- Born: 1964 (age 61–62) Mumbai, India
- Education: L S Raheja School of Architecture School of Planning and Architecture, New Delhi University of York
- Occupation: Architect
- Awards: Award of Distinction, Merit and Honourable Mention under UNESCO Asia-Pacific Awards for Cultural Heritage Conservation for J. N. Petit Library (2013), Christ Church, Byculla (2017) and Flora Fountain (2019)
- Projects: Restoration of Mumbai's heritage sites, including Flora Fountain, Wellington Fountain, Dr. Bhau Daji Lad Museum and Rajabai Clock Tower
- Website: www.vikasdilawari.in

= Vikas Dilawari =

Indian conservation architect (born 1964)

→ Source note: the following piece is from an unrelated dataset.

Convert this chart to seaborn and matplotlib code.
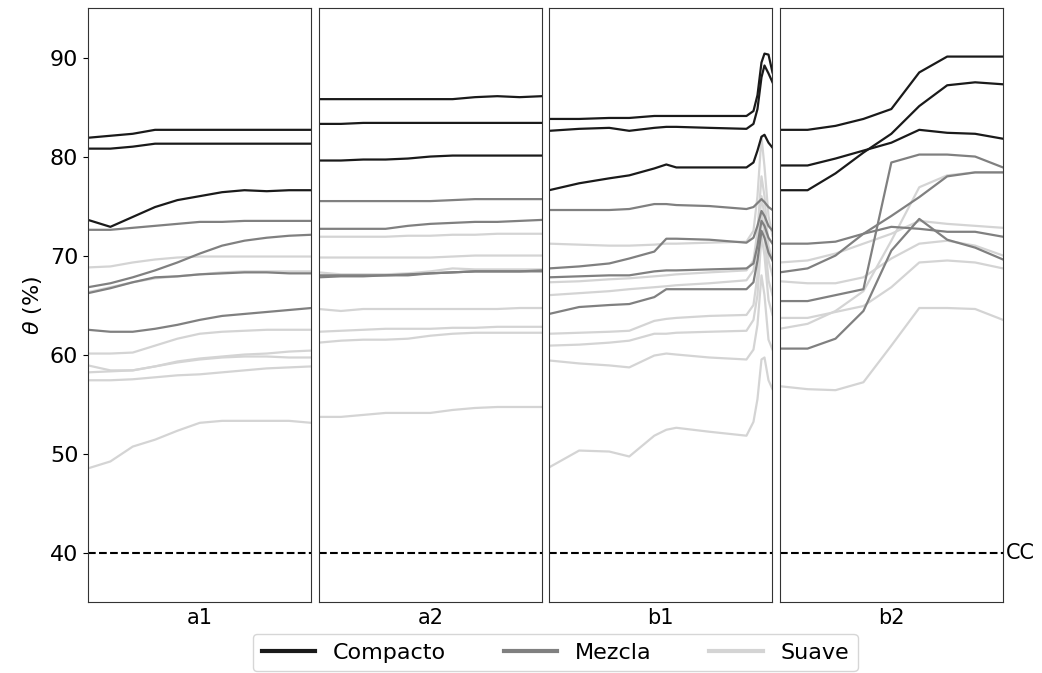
import pandas as pd
import matplotlib
matplotlib.use('Agg')
import matplotlib.pyplot as plt
import matplotlib.transforms as mtransforms
from matplotlib.lines import Line2D
import seaborn as sns

# x positions per panel
x_a1 = [0, 1, 2, 3, 4, 5, 6, 7, 8, 9, 10]
x_a2 = [0, 1, 2, 3, 4, 5, 6, 7, 8, 9, 10]
x_b1 = [0, 30, 60, 80, 105, 117, 127, 160, 197, 204, 208, 212, 215, 219, 223]
x_b2 = [0, 1, 2, 3, 4, 5, 6, 7, 8]

# panel a1
a1_compacto = [
    [81.9, 82.1, 82.3, 82.7, 82.7, 82.7, 82.7, 82.7, 82.7, 82.7, 82.7],
    [80.8, 80.8, 81.0, 81.3, 81.3, 81.3, 81.3, 81.3, 81.3, 81.3, 81.3],
    [73.6, 72.9, 73.9, 74.9, 75.6, 76.0, 76.4, 76.6, 76.5, 76.6, 76.6],
]
a1_mezcla = [
    [72.6, 72.6, 72.8, 73.0, 73.2, 73.4, 73.4, 73.5, 73.5, 73.5, 73.5],
    [66.8, 67.2, 67.8, 68.5, 69.3, 70.2, 71.0, 71.5, 71.8, 72.0, 72.1],
    [66.2, 66.7, 67.3, 67.8, 67.9, 68.1, 68.2, 68.3, 68.3, 68.2, 68.2],
    [62.5, 62.3, 62.3, 62.6, 63.0, 63.5, 63.9, 64.1, 64.3, 64.5, 64.7],
]
a1_suave = [
    [68.8, 68.9, 69.3, 69.6, 69.8, 69.9, 69.9, 69.9, 69.9, 69.9, 69.9],
    [66.3, 66.8, 67.3, 67.7, 67.9, 68.1, 68.3, 68.4, 68.4, 68.4, 68.4],
    [60.1, 60.1, 60.2, 60.9, 61.6, 62.1, 62.3, 62.4, 62.5, 62.5, 62.5],
    [58.9, 58.4, 58.4, 58.8, 59.2, 59.5, 59.7, 59.8, 59.8, 59.7, 59.7],
    [58.2, 58.3, 58.4, 58.8, 59.3, 59.6, 59.8, 60.0, 60.1, 60.3, 60.4],
    [57.4, 57.4, 57.5, 57.7, 57.9, 58.0, 58.2, 58.4, 58.6, 58.7, 58.8],
    [48.5, 49.2, 50.7, 51.4, 52.3, 53.1, 53.3, 53.3, 53.3, 53.3, 53.1],
]

# panel a2
a2_compacto = [
    [85.8, 85.8, 85.8, 85.8, 85.8, 85.8, 85.8, 86.0, 86.1, 86.0, 86.1],
    [83.3, 83.3, 83.4, 83.4, 83.4, 83.4, 83.4, 83.4, 83.4, 83.4, 83.4],
    [79.6, 79.6, 79.7, 79.7, 79.8, 80.0, 80.1, 80.1, 80.1, 80.1, 80.1],
]
a2_mezcla = [
    [75.5, 75.5, 75.5, 75.5, 75.5, 75.5, 75.6, 75.7, 75.7, 75.7, 75.7],
    [72.7, 72.7, 72.7, 72.7, 73.0, 73.2, 73.3, 73.4, 73.4, 73.5, 73.6],
    [68.0, 68.0, 68.0, 68.0, 68.1, 68.2, 68.3, 68.4, 68.4, 68.4, 68.4],
    [67.8, 67.9, 67.9, 68.0, 68.0, 68.2, 68.3, 68.4, 68.4, 68.4, 68.5],
]
a2_suave = [
    [71.9, 71.9, 71.9, 71.9, 72.0, 72.0, 72.1, 72.1, 72.2, 72.2, 72.2],
    [69.8, 69.8, 69.8, 69.8, 69.8, 69.8, 69.9, 70.0, 70.0, 70.0, 70.0],
    [68.3, 68.1, 68.1, 68.1, 68.2, 68.4, 68.7, 68.6, 68.6, 68.6, 68.6],
    [64.6, 64.4, 64.6, 64.6, 64.6, 64.6, 64.6, 64.6, 64.6, 64.7, 64.7],
    [62.3, 62.4, 62.5, 62.6, 62.6, 62.6, 62.7, 62.7, 62.8, 62.8, 62.8],
    [61.2, 61.4, 61.5, 61.5, 61.6, 61.9, 62.1, 62.2, 62.2, 62.2, 62.2],
    [53.7, 53.7, 53.9, 54.1, 54.1, 54.1, 54.4, 54.6, 54.7, 54.7, 54.7],
]

# panel b1
b1_compacto = [
    [83.8, 83.8, 83.9, 83.9, 84.1, 84.1, 84.1, 84.1, 84.1, 84.6, 86.2, 89.5, 90.4, 90.3, 88.5],
    [82.6, 82.8, 82.9, 82.6, 82.9, 83.0, 83.0, 82.9, 82.8, 83.3, 84.8, 88.0, 89.2, 88.4, 87.5],
    [76.6, 77.3, 77.8, 78.1, 78.8, 79.2, 78.9, 78.9, 78.9, 79.4, 80.6, 82.0, 82.2, 81.4, 80.9],
]
b1_mezcla = [
    [74.6, 74.6, 74.6, 74.7, 75.2, 75.2, 75.1, 75.0, 74.7, 74.9, 75.3, 75.7, 75.4, 74.9, 74.6],
    [68.7, 68.9, 69.2, 69.7, 70.4, 71.7, 71.7, 71.6, 71.3, 71.8, 73.0, 74.5, 74.0, 73.0, 72.5],
    [67.8, 67.9, 68.0, 68.0, 68.4, 68.5, 68.5, 68.6, 68.7, 69.2, 71.0, 73.5, 73.0, 71.8, 71.2],
    [64.1, 64.8, 65.0, 65.1, 65.8, 66.6, 66.6, 66.6, 66.6, 67.3, 69.5, 72.5, 71.8, 70.3, 69.5],
]
b1_suave = [
    [71.2, 71.1, 71.0, 71.0, 71.1, 71.2, 71.2, 71.3, 71.4, 72.5, 76.0, 82.0, 79.0, 74.0, 72.0],
    [67.3, 67.4, 67.6, 67.7, 67.9, 68.0, 68.1, 68.3, 68.5, 69.5, 72.5, 78.0, 76.0, 71.0, 69.5],
    [66.0, 66.2, 66.4, 66.6, 66.8, 66.9, 67.0, 67.2, 67.5, 68.5, 71.0, 76.0, 74.0, 69.5, 68.0],
    [62.1, 62.2, 62.3, 62.4, 63.4, 63.6, 63.7, 63.9, 64.0, 65.0, 68.0, 74.5, 72.0, 67.5, 66.0],
    [60.9, 61.0, 61.2, 61.4, 62.1, 62.1, 62.2, 62.3, 62.4, 63.5, 66.0, 72.0, 70.0, 65.5, 64.0],
    [59.4, 59.1, 58.9, 58.7, 59.9, 60.1, 60.0, 59.7, 59.5, 60.5, 63.0, 68.0, 66.0, 61.5, 60.5],
    [48.6, 50.3, 50.2, 49.7, 51.8, 52.4, 52.6, 52.2, 51.8, 53.2, 55.5, 59.5, 59.7, 57.4, 56.5],
]

# panel b2
b2_compacto = [
    [82.7, 82.7, 83.1, 83.8, 84.8, 88.5, 90.1, 90.1, 90.1],
    [79.1, 79.1, 79.8, 80.6, 81.4, 82.7, 82.4, 82.3, 81.8],
    [76.6, 76.6, 78.3, 80.4, 82.3, 85.1, 87.2, 87.5, 87.3],
]
b2_mezcla = [
    [71.2, 71.2, 71.4, 72.2, 72.9, 72.7, 72.4, 72.4, 71.9],
    [68.3, 68.7, 70.0, 72.2, 74.0, 75.9, 78.0, 78.4, 78.4],
    [65.4, 65.4, 66.0, 66.6, 79.4, 80.2, 80.2, 80.0, 78.9],
    [60.6, 60.6, 61.6, 64.4, 70.5, 73.7, 71.6, 70.8, 69.6],
]
b2_suave = [
    [69.3, 69.5, 70.2, 71.2, 72.2, 73.5, 73.2, 73.0, 72.8],
    [67.4, 67.2, 67.2, 67.8, 69.7, 71.2, 71.5, 71.0, 70.0],
    [63.7, 63.7, 64.3, 64.9, 66.8, 69.3, 69.5, 69.3, 68.7],
    [62.6, 63.1, 64.4, 66.4, 71.5, 76.9, 78.1, 78.4, 78.4],
    [56.8, 56.5, 56.4, 57.2, 60.9, 64.7, 64.7, 64.6, 63.5],
]

panels = ['a1', 'a2', 'b1', 'b2']
cc_value = 40

panel_data = {
    'a1': (x_a1, {'Compacto': a1_compacto, 'Mezcla': a1_mezcla, 'Suave': a1_suave}),
    'a2': (x_a2, {'Compacto': a2_compacto, 'Mezcla': a2_mezcla, 'Suave': a2_suave}),
    'b1': (x_b1, {'Compacto': b1_compacto, 'Mezcla': b1_mezcla, 'Suave': b1_suave}),
    'b2': (x_b2, {'Compacto': b2_compacto, 'Mezcla': b2_mezcla, 'Suave': b2_suave}),
}

# long format table
rows = []
for p in panels:
    xs, groups = panel_data[p]
    for tipo, lines in groups.items():
        for i, ys in enumerate(lines):
            for x, y in zip(xs, ys):
                rows.append({'panel': p, 'tipo': tipo, 'id': f'{tipo}{i}', 'x': x, 'theta': y})
df = pd.DataFrame(rows)

palette = {'Compacto': '#1a1a1a', 'Mezcla': '#808080', 'Suave': '#d4d4d4'}

fig, axes = plt.subplots(1, 4, figsize=(10.42, 6.73), dpi=100, sharey=True)
fig.subplots_adjust(left=0.0845, right=0.9626, top=0.988, bottom=0.1055, wspace=0.032)

for ax, p in zip(axes, panels):
    sub = df[df['panel'] == p]
    sns.lineplot(data=sub, x='x', y='theta', hue='tipo', units='id', estimator=None,
                 hue_order=['Suave', 'Mezcla', 'Compacto'], palette=palette,
                 linewidth=1.6, legend=False, ax=ax)
    ax.axhline(cc_value, color='black', linestyle='--', linewidth=1.5)
    ax.set_xlim(sub['x'].min(), sub['x'].max())
    ax.set_xticks([])
    ax.set_xlabel(p, fontsize=15)
    ax.set_ylabel('')
    for s in ax.spines.values():
        s.set_color('#333333')

axes[0].set_ylim(35, 95)
axes[0].set_yticks([40, 50, 60, 70, 80, 90])
axes[0].tick_params(axis='y', labelsize=16)
axes[0].set_ylabel(r'$\theta$ (%)', fontsize=16)
for ax in axes[1:]:
    ax.tick_params(axis='y', left=False)

trans = mtransforms.blended_transform_factory(axes[3].transAxes, axes[3].transData)
axes[3].text(1.012, cc_value, 'CC', transform=trans, ha='left', va='center', fontsize=15)

handles = [Line2D([0], [0], color=palette[t], linewidth=3) for t in ['Compacto', 'Mezcla', 'Suave']]
fig.legend(handles, ['Compacto', 'Mezcla', 'Suave'], loc='upper center',
           bbox_to_anchor=(0.533, 0.075), ncol=3, fontsize=16, frameon=True,
           columnspacing=2.6, handlelength=2.4)

plt.savefig('out.png', dpi=100)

Vikas Dilawari (born 1964) is an Indian conservation architect who has restored at-risk monuments and heritage buildings in Mumbai, including the Victoria Terminus, Rajabai Clock Tower, Dr. Bhau Daji Lad Museum, Wellington Fountain and Christ Church, Byculla. 16 restoration projects carried out by his team have been recognised by the UNESCO Asia-Pacific Awards for Cultural Heritage Conservation, including the 2019 work on the Flora Fountain, which was designed by architect Richard Norman Shaw and completed in 1864.

==Biography==
Dilawari was born in Mumbai and attended Jamnabai Narsee School. He then went to L S Raheja School of Architecture for a degree in architecture, and later got a master's degree from the School of Planning and Architecture, New Delhi. He was awarded a fellowship in conservation studies by the University of York, England.

==Career==
In 1984, as a student, Dilawari worked part-time with Ved Segan, one of the country's first architectural conservationists, who designed Prithvi Theatre and restored Gaiety Theatre in Shimla. After his fellowship in York ended in 1995, Dilawar returned to India and set up his eponymous practice Vikas Dilawari Associates. One of his first major projects was to restore the Army and Navy Building in Kala Ghoda, which was designed by Frederick William Stevens. In 2000, the firm restored the Rajabai Clock Tower, a World Heritage Site designed by George Gilbert Scott. In recent years, his team has restored Mulji Jetha Fountain, Bomanjee Hormarjee Wadia Clock Tower and the Wellington Fountain, in association with INTACH and the Kala Ghoda Association. Around 16 restoration projects undertaken by their team have been awarded under the UNESCO Asia-Pacific Awards for Cultural Heritage Conservation.